NTPC is making a ‘last-ditch attempt’ to revive its 1,600-Mw supercritical thermal power project at Katwa in Burdwan, 170 km away from Kolkata. But the country’s largest power generating company is worried over middlemen’s involvement in the land acquisition process and high prices being quoted by farmers.
"We have heard the villagers are being approached by middlemen. We will meet them directly and are confident enough to convince them," said Shibasish Basu, assistant general manager, one of the eight NTPC officials stationed at Katwa to initiate the land acquisition process.
NTPC has to acquire land directly from the farmers, as the Mamata Banerjee-led Trinamool Congress (TC) government is not ready to buy land for any project. Chairman and managing director Arup Roy Choudhury had earlier said "we have no problems in buying the land directly", though the state-run power producer has no experience in it.
The Rs 9,600-crore project envisages the acquisition of 1,030 acres of land, but the erstwhile Left Front government was able to acquire only 556 acres through the West Bengal Power Development Corporation Ltd (WBPDCL), due to resistance from locals then backed by the TC. The project was initially supposed to be set up by WBPDCL. But after stiff resistance from land losers, the project was handed over to NTPC in 2008. NTPC signed a memorandum of understanding for power purchase with the then Left Front government in 2010. The present state government has already said it will not meddle with land acquisition and the industry should do it on its won. The state government had even asked the power major to build the plant on the 556 acres. The power major is yet to get possession of the land acquired by WBPDCL.
For people in Katwa and nearby villages like Koshigram and Churpuni, NTPC is a golden goose that they are ready to reap benefits from. "Earlier, WBPDCL had paid a price of Rs 7 lakh-12 lakh per acre. Now, we have heard NTPC will pay the same amount. In three years, land prices have doubled, so we need much more, close to Rs 20 lakh. We want NTPC to talk directly to us and give a fair price,” said Tapan Kumar Ghoshal, who owns three acres in Churpuni. “Some of us were approached by middlemen offering us a higher price and a racket is quite active in this locality.”
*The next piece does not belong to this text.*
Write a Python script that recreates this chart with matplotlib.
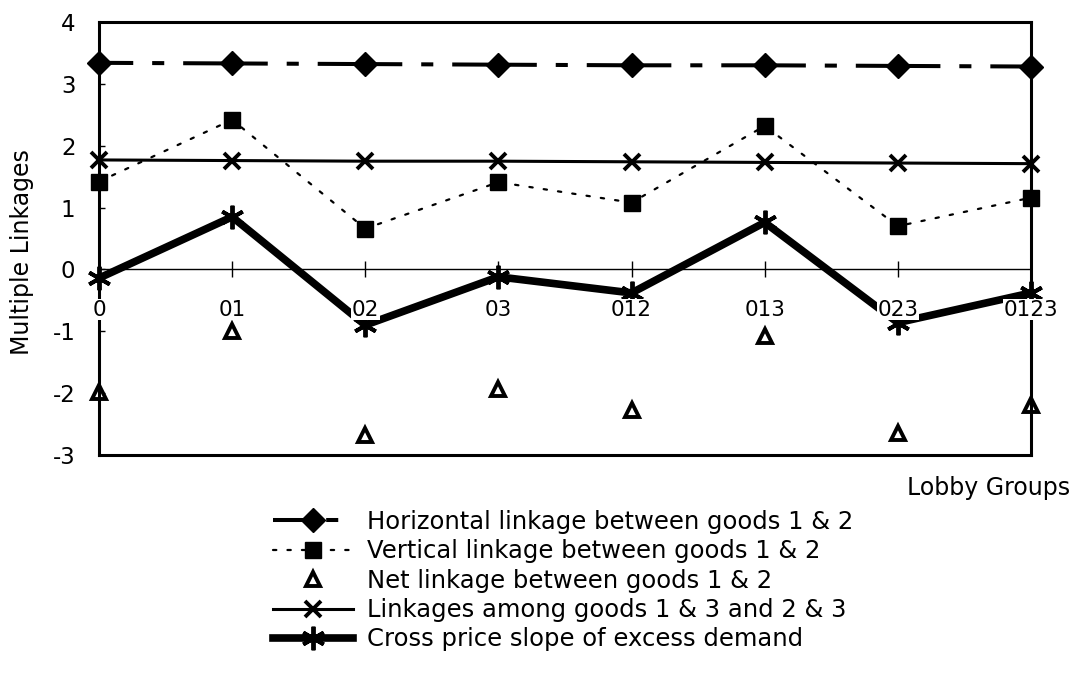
import matplotlib
matplotlib.use("Agg")
import matplotlib.pyplot as plt

plt.rcParams['font.family'] = ['DejaVu Sans']
plt.rcParams['axes.unicode_minus'] = False

groups = ["0", "01", "02", "03", "012", "013", "023", "0123"]
horizontal = [3.34, 3.33, 3.32, 3.31, 3.30, 3.30, 3.29, 3.28]
vertical = [1.42, 2.42, 0.66, 1.41, 1.08, 2.32, 0.70, 1.16]
net = [-1.98, -1.00, -2.67, -1.93, -2.27, -1.07, -2.64, -2.19]
among = [1.77, 1.76, 1.75, 1.75, 1.74, 1.73, 1.72, 1.71]
cross = [-0.14, 0.85, -0.90, -0.12, -0.38, 0.76, -0.86, -0.38]
yticks = [-3, -2, -1, 0, 1, 2, 3, 4]

labels = ["Horizontal linkage between goods 1 & 2",
          "Vertical linkage between goods 1 & 2",
          "Net linkage between goods 1 & 2",
          "Linkages among goods 1 & 3 and 2 & 3",
          "Cross price slope of excess demand"]

W, H = 1077, 677
fig = plt.figure(figsize=(W / 100, H / 100), dpi=100)
ax = fig.add_axes([99 / W, 1 - 455 / H, (1031 - 99) / W, (455 - 22) / H])
x = list(range(len(groups)))

# zero line with cross ticks
ax.axhline(0, color='black', lw=1.0, zorder=1)
ax.plot(x, [0] * len(x), ls='none', marker='|', ms=11, mew=1.0, color='black', zorder=1)

hz_style = (12.5, (21, 4.7, 3, 4.7))
l1, = ax.plot(x, horizontal, color='black', lw=2.9, ls=hz_style, marker='D', ms=12,
              dash_capstyle='butt', zorder=3, clip_on=False)
l2, = ax.plot(x, vertical, color='black', lw=1.6, ls=(0, (1.5, 5)), marker='s', ms=12,
              dash_capstyle='round', zorder=3, clip_on=False)
l3, = ax.plot(x, net, ls='none', marker='^', ms=10.5, mfc='white', mec='black', mew=2.8,
              zorder=3, clip_on=False)
l4, = ax.plot(x, among, color='black', lw=2.2, marker='x', ms=11, mew=2.8, zorder=3, clip_on=False)
l5, = ax.plot(x, cross, color='black', lw=5.5, marker=(6, 2, 0), ms=17, mew=2.8, zorder=4,
              clip_on=False)

# category labels with white background
for xi, g in zip(x, groups):
    ax.text(xi, -0.65, g, ha='center', va='center', fontsize=15.5,
            bbox=dict(facecolor='white', edgecolor='none', pad=0.5), zorder=6)

ax.set_xlim(0, len(groups) - 1)
ax.set_ylim(-3, 4)
ax.set_yticks(yticks)
ax.set_xticks([])
ax.tick_params(axis='y', direction='in', length=4, width=1, pad=17, labelsize=16.5)
for s in ax.spines.values():
    s.set_linewidth(2.2)
    s.set_zorder(5)

fig.text(22 / W, 1 - 252 / H, "Multiple Linkages", rotation=90, ha='center', va='center', fontsize=17)
fig.text(1070 / W, 1 - 488 / H, "Lobby Groups", ha='right', va='center', fontsize=17)

fig.legend([l1, l2, l3, l4, l5], labels, loc='upper left',
           bbox_to_anchor=(273 / W, 1 - 510 / H), frameon=False, fontsize=17.5,
           handlelength=3.3, handletextpad=0.55, labelspacing=0.22, borderpad=0,
           borderaxespad=0, numpoints=1)

fig.savefig("out.png", dpi=100)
But NTPC is pretty confident there will be no ‘Singur rerun’ in Katwa. Krishak o Khet Majoor Bachao Committee, the TC-backed association spearheading agitation during the Left rule, is almost non-functional now. “Those are things from the past, the committee is no more functional. We don’t want the project to go back, like it happened in Singur in the case of Nano. But they (NTPC) must respect our feelings and should talk to us collectively,” said Hari Krishna Pal, a former activist of the committee.
A top official from NTPC said the firm would do “whatever it can to retain the project”, as it is one of the pet projects of its chairman and managing director.
“We will get control of land within this month and then the acquisition process will kick off. Now, the officials here are doing the ground work, talking to the villagers. We have also hired four retired WBPDCL officials who were involved with the earlier acquisition process. We are getting positive response from them. We will support them by all means, by giving them special training on plant related jobs,” Basu said.
A top official from the state power ministry said, “Even in the new Land Bill adopted, power was not included as a public purpose project, making matters difficult for NTPC and other players,” Even the state power utility’s 30 substation projects are stuck due to land acquisition issues.
Former chief minister Buddhadeb Bhattacharjee had said, “How is it possible to invest in the state for industries when the state government has such a land policy for which industries will not get land. NTPC has been facing issues as far as acquiring land for the power plant in Katwa is concerned.” On the other hand, state commerce and industries minister Partha Chatterjee has said the state will give full support to NTPC.
Meanwhile, at ground zero, the farmers are working in the acquired land to earn their livelihood. “Yes, this is no more my land. My land was taken way back for power plant, but how long will I wait for a new job. So, I have started cultivating on these farmlands again,” said Pradyut Ghosh, a land loser, who was working in the acquired fields.